Problem description:
Across the entries, how many lines have the string "this" in them? Reply with only a number.

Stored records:
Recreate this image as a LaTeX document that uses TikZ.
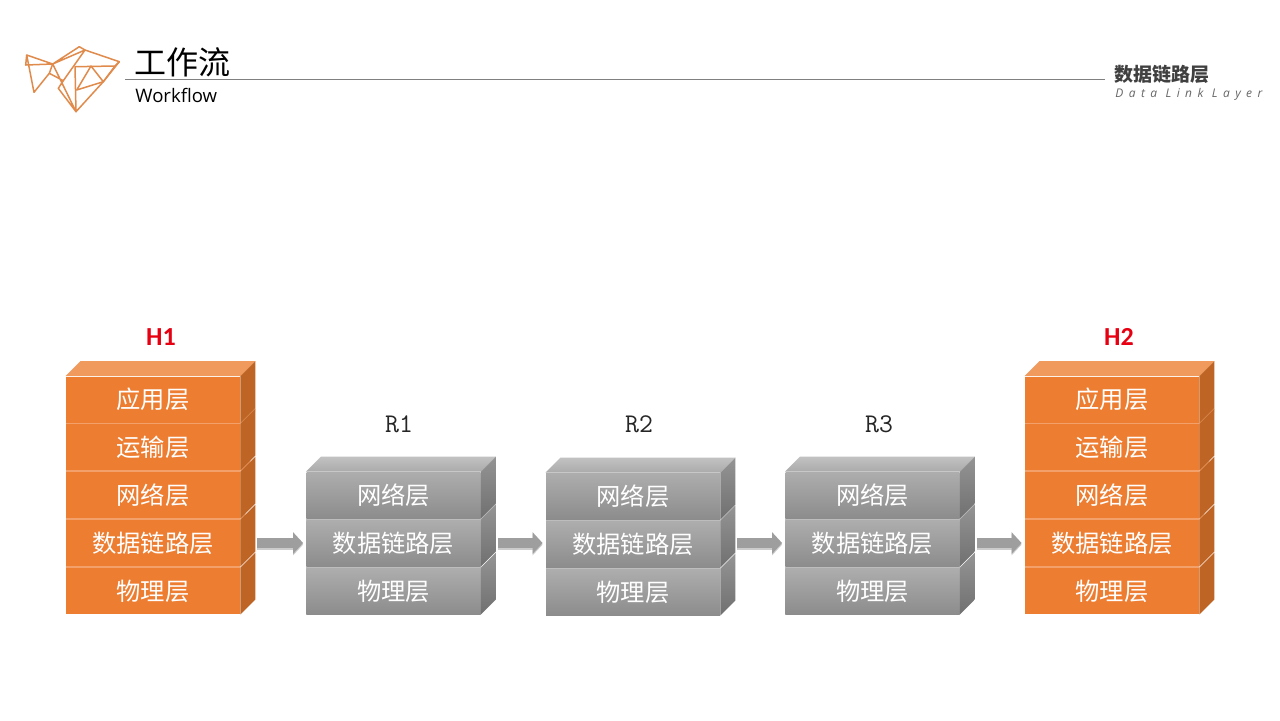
\documentclass[tikz,border=0pt]{standalone}
\usepackage{fontspec}
\setmainfont{Open Sans}
\newfontfamily\cjk{Noto Sans CJK SC}
\newfontfamily\calibri{Carlito}
\usetikzlibrary{arrows.meta}
\definecolor{orangeFace}{HTML}{ED7D31}
\definecolor{orangeDessus}{HTML}{F19A5E}
\definecolor{orangeCote}{HTML}{BE6424}
\definecolor{orangeArete}{HTML}{F4A06A}
\definecolor{orangeLogo}{HTML}{E08B4C}
\definecolor{grisArete}{HTML}{BDBDBD}
\definecolor{rouge}{HTML}{E60012}
\begin{document}
\begin{tikzpicture}[x=0.5pt,y=-0.5pt]
	\tikzstyle{couche}=[minimum width=87pt,minimum height=23pt,inner sep=0pt,text=white,font=\cjk\fontsize{12.15}{14}\selectfont]
	\tikzstyle{coucheO}=[couche,fill=orangeFace]
	\tikzstyle{coucheG}=[couche,top color=black!32,bottom color=black!45]
	\tikzstyle{dessusO}=[fill=orangeDessus]
	\tikzstyle{dessusG}=[top color=black!24,bottom color=black!33]
	\tikzstyle{coteO}=[fill=orangeCote]
	\tikzstyle{coteG}=[top color=black!42,bottom color=black!56]
	\tikzstyle{hote}=[text=rouge,font=\calibri\bfseries\fontsize{13}{15}\selectfont]
	\tikzstyle{routeur}=[font=\ttfamily\fontsize{13.5}{15}\selectfont,text=black!85]
	\tikzstyle{fleche}=[-{Triangle[length=5pt,width=10.5pt]},line width=5pt,shorten <=8.5pt,shorten >=1.5pt]
	\tikzstyle{logo}=[draw=orangeLogo,line width=0.75pt,line join=round]
	% cote et dessus d'une couche
	\def\Flanc#1#2{
		\path[#2] (#1.north east) -- ++(15,-15) -- ([shift={(15,-15)}]#1.south east) -- (#1.south east) -- cycle;
	}
	\def\Dessus#1#2{
		\path[#2] (#1.north west) -- ++(15,-15) -- ([shift={(15,-15)}]#1.north east) -- (#1.north east) -- cycle;
	}
	\useasboundingbox (0,0) rectangle (1280,720);
	\fill[white] (0,0) rectangle (1280,720);
	% logo
	\draw[logo] (26.7,55) -- (25.7,65) -- (52.7,64) -- cycle;
	\draw[logo] (26.7,55) -- (34,92.3) -- (49.3,73.3) -- (52.7,64);
	\draw[logo] (49.3,73.3) -- (63.3,80.7) -- (58.3,88.3) -- (76,111.7) -- (52.7,64);
	\draw[logo] (52.7,64) -- (79.3,46.7) -- (85,50) -- cycle;
	\draw[logo] (85,50) -- (119.3,61.7) -- (115,66) -- (103.3,81.7) -- (76,111.7) -- (75,66.7) -- (115,66);
	\draw[logo] (119.3,61.7) -- (103.3,81.7) -- (76.7,90) -- (91,66) -- (103.3,81.7);
	\draw[logo] (85,50) -- (63.3,80.7);
	% titre
	\node[anchor=west,inner sep=0pt,font=\cjk\fontsize{16}{18}\selectfont] (Titre) at (134,62) {工作流};
	\node[anchor=west,inner sep=0pt,font=\fontsize{9.3}{11}\selectfont] (SousTitre) at (135,95) {Workflow};
	\node[anchor=west,inner sep=0pt,font=\cjk\bfseries\fontsize{9.5}{11}\selectfont,text=black!75] (Chapitre) at (1114,74) {数据链路层};
	\node[anchor=west,inner sep=0pt,font=\addfontfeatures{LetterSpace=45}\itshape\fontsize{6}{8}\selectfont,text=black!60] (SousChapitre) at (1115,94) {Data Link Layer};
	\coordinate (Da) at (125,79.5);
	\coordinate (Db) at (1105,79.5);
	\draw[black!50,line width=0.5pt] (Da)--(Db);
	% H1
	\fill[orangeArete] (66,378) rectangle (240,614);
	\node[coucheO] (Ha) at (153,399.5) {应用层};
	\node[coucheO] (Hb) at (153,447) {运输层};
	\node[coucheO] (Hc) at (153,495) {网络层};
	\node[coucheO] (Hd) at (153,543) {数据链路层};
	\node[coucheO] (He) at (153,591) {物理层};
	\fill[orangeArete] (Ha.south east) -- ++(15,-15) -- (He.north east) ++(15,-15) -- (He.north east) -- cycle;
	\Dessus{Ha}{dessusO}
	\Flanc{Ha}{coteO}\Flanc{Hb}{coteO}\Flanc{Hc}{coteO}\Flanc{Hd}{coteO}\Flanc{He}{coteO}
	\node[hote] (H1) at (161,337) {H1};
	% R1
	\fill[grisArete] (306,473) rectangle (481,615);
	\node[coucheG] (Ra) at (393.5,495) {网络层};
	\node[coucheG] (Rb) at (393.5,543) {数据链路层};
	\node[coucheG] (Rc) at (393.5,591) {物理层};
	\fill[grisArete] (Ra.south east) -- ++(15,-15) -- (Rc.north east) ++(15,-15) -- (Rc.north east) -- cycle;
	\Dessus{Ra}{dessusG}
	\Flanc{Ra}{coteG}\Flanc{Rb}{coteG}\Flanc{Rc}{coteG}
	\node[routeur] (R1) at (399,424) {R1};
	% R2
	\fill[grisArete] (546,474) rectangle (720,616);
	\node[coucheG] (Sa) at (633,496) {网络层};
	\node[coucheG] (Sb) at (633,544) {数据链路层};
	\node[coucheG] (Sc) at (633,592) {物理层};
	\fill[grisArete] (Sa.south east) -- ++(15,-15) -- (Sc.north east) ++(15,-15) -- (Sc.north east) -- cycle;
	\Dessus{Sa}{dessusG}
	\Flanc{Sa}{coteG}\Flanc{Sb}{coteG}\Flanc{Sc}{coteG}
	\node[routeur] (R2) at (639,424) {R2};
	% R3
	\fill[grisArete] (785,473) rectangle (960,615);
	\node[coucheG] (Ta) at (872.5,495) {网络层};
	\node[coucheG] (Tb) at (872.5,543) {数据链路层};
	\node[coucheG] (Tc) at (872.5,591) {物理层};
	\fill[grisArete] (Ta.south east) -- ++(15,-15) -- (Tc.north east) ++(15,-15) -- (Tc.north east) -- cycle;
	\Dessus{Ta}{dessusG}
	\Flanc{Ta}{coteG}\Flanc{Tb}{coteG}\Flanc{Tc}{coteG}
	\node[routeur] (R3) at (879,424) {R3};
	% H2
	\fill[orangeArete] (1025,378) rectangle (1199,614);
	\node[coucheO] (Ka) at (1112,399.5) {应用层};
	\node[coucheO] (Kb) at (1112,447) {运输层};
	\node[coucheO] (Kc) at (1112,495) {网络层};
	\node[coucheO] (Kd) at (1112,543) {数据链路层};
	\node[coucheO] (Ke) at (1112,591) {物理层};
	\fill[orangeArete] (Ka.south east) -- ++(15,-15) -- (Ke.north east) ++(15,-15) -- (Ke.north east) -- cycle;
	\Dessus{Ka}{dessusO}
	\Flanc{Ka}{coteO}\Flanc{Kb}{coteO}\Flanc{Kc}{coteO}\Flanc{Kd}{coteO}\Flanc{Ke}{coteO}
	\node[hote] (H2) at (1119,337) {H2};
	% fleches
	\draw[fleche,black!20,transform canvas={yshift=-0.8pt}] (Hd.east)--(Rb.west);
	\draw[fleche,black!38] (Hd.east)--(Rb.west);
	\draw[fleche,black!20,transform canvas={yshift=-0.8pt}] (Rb.east)--(Sb.west |- Rb);
	\draw[fleche,black!38] (Rb.east)--(Sb.west |- Rb);
	\draw[fleche,black!20,transform canvas={yshift=-0.8pt}] (Sb.east |- Tb)--(Tb.west);
	\draw[fleche,black!38] (Sb.east |- Tb)--(Tb.west);
	\draw[fleche,black!20,transform canvas={yshift=-0.8pt}] (Tb.east)--(Kd.west);
	\draw[fleche,black!38] (Tb.east)--(Kd.west);
\end{tikzpicture}
\end{document}
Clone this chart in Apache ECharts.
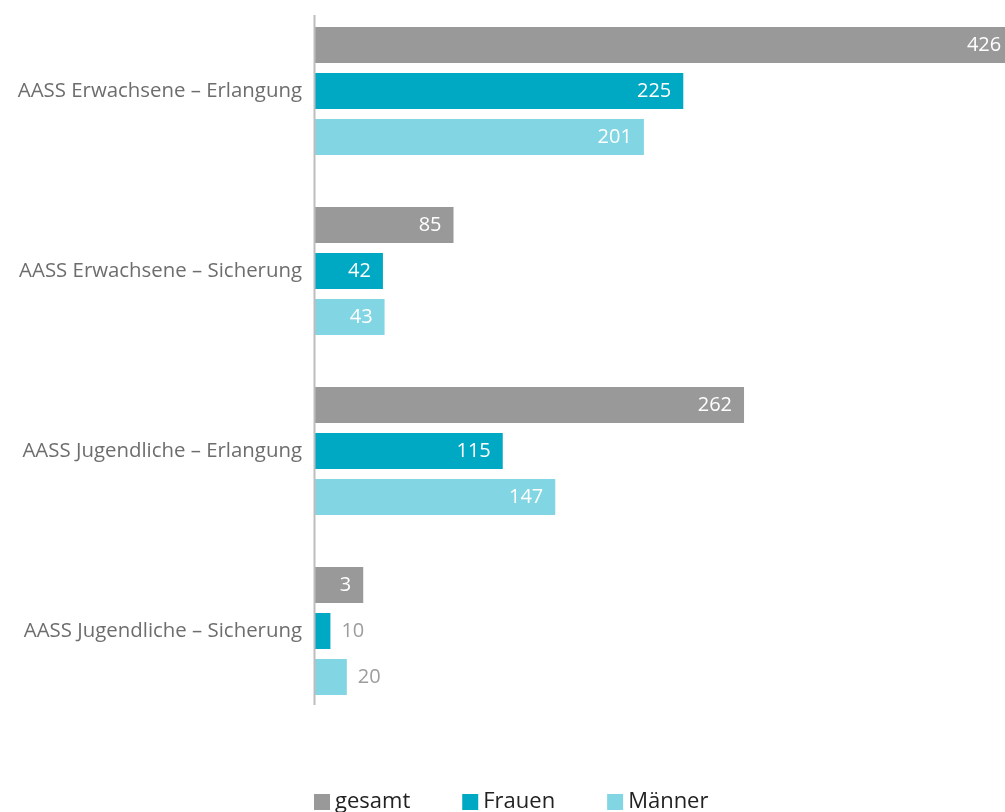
<!DOCTYPE html>
<html>
<head>
<meta charset="utf-8">
<script src="https://cdn.jsdelivr.net/npm/echarts@6/dist/echarts.min.js"></script>
<style>
  html, body { margin: 0; padding: 0; background: #fff; }
  #main { width: 1005px; height: 812px; }
</style>
</head>
<body>
<div id="main"></div>
<script>
var categories = [
  'AASS Erwachsene – Erlangung',
  'AASS Erwachsene – Sicherung',
  'AASS Jugendliche – Erlangung',
  'AASS Jugendliche – Sicherung'
];
var gesamt = [426, 85, 262, 30];
var gesamtLabels = ['426', '85', '262', '3'];
var frauen = [225, 42, 115, 10];
var maenner = [201, 43, 147, 20];

var colors = ['#999999', '#00a9c3', '#82d5e3'];
var fontFamily = '"Open Sans", "DejaVu Sans", sans-serif';

// kleine Werte: Beschriftung grau rechts neben dem Balken
function toData(values, labels) {
  return values.map(function (v, i) {
    var item = { value: v };
    if (labels) item.labelText = labels[i];
    if (v < 25) {
      item.label = { position: 'right', color: '#9d9d9d', distance: 11 };
    }
    return item;
  });
}

function makeSeries(name, values, color, labels) {
  return {
    name: name,
    type: 'bar',
    barWidth: 36,
    barGap: '28%',
    clip: false,
    itemStyle: { color: color },
    label: {
      show: true,
      position: 'insideRight',
      distance: 12,
      color: '#fff',
      fontSize: 20,
      fontFamily: fontFamily,
      formatter: function (p) {
        return p.data.labelText != null ? p.data.labelText : p.value;
      }
    },
    data: toData(values, labels)
  };
}

var myChart = echarts.init(document.getElementById('main'));

var option = {
  animation: false,
  color: colors,
  grid: { left: 314, right: 0, top: 1, height: 720 },
  legend: {
    left: 309,
    top: 786,
    itemWidth: 16,
    itemHeight: 16,
    itemGap: 52,
    icon: 'rect',
    textStyle: { fontSize: 22, color: '#222', fontFamily: fontFamily, padding: [0, 0, 0, 0] },
    data: ['gesamt', 'Frauen', 'Männer']
  },
  xAxis: {
    type: 'value',
    min: 0,
    max: 421,
    show: false
  },
  yAxis: {
    type: 'category',
    inverse: true,
    data: categories,
    axisLine: { show: false },
    axisTick: { show: false },
    axisLabel: {
      margin: 12,
      fontSize: 20.4,
      color: '#6d6d6d',
      fontFamily: fontFamily
    }
  },
  graphic: [{
    type: 'line',
    shape: { x1: 314.5, y1: 15, x2: 314.5, y2: 705 },
    style: { stroke: '#bdbdbd', lineWidth: 2 },
    z: 10
  }],
  series: [
    makeSeries('gesamt', gesamt, colors[0], gesamtLabels),
    makeSeries('Frauen', frauen, colors[1]),
    makeSeries('Männer', maenner, colors[2])
  ]
};

myChart.setOption(option);
</script>
</body>
</html>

Complete answer:
2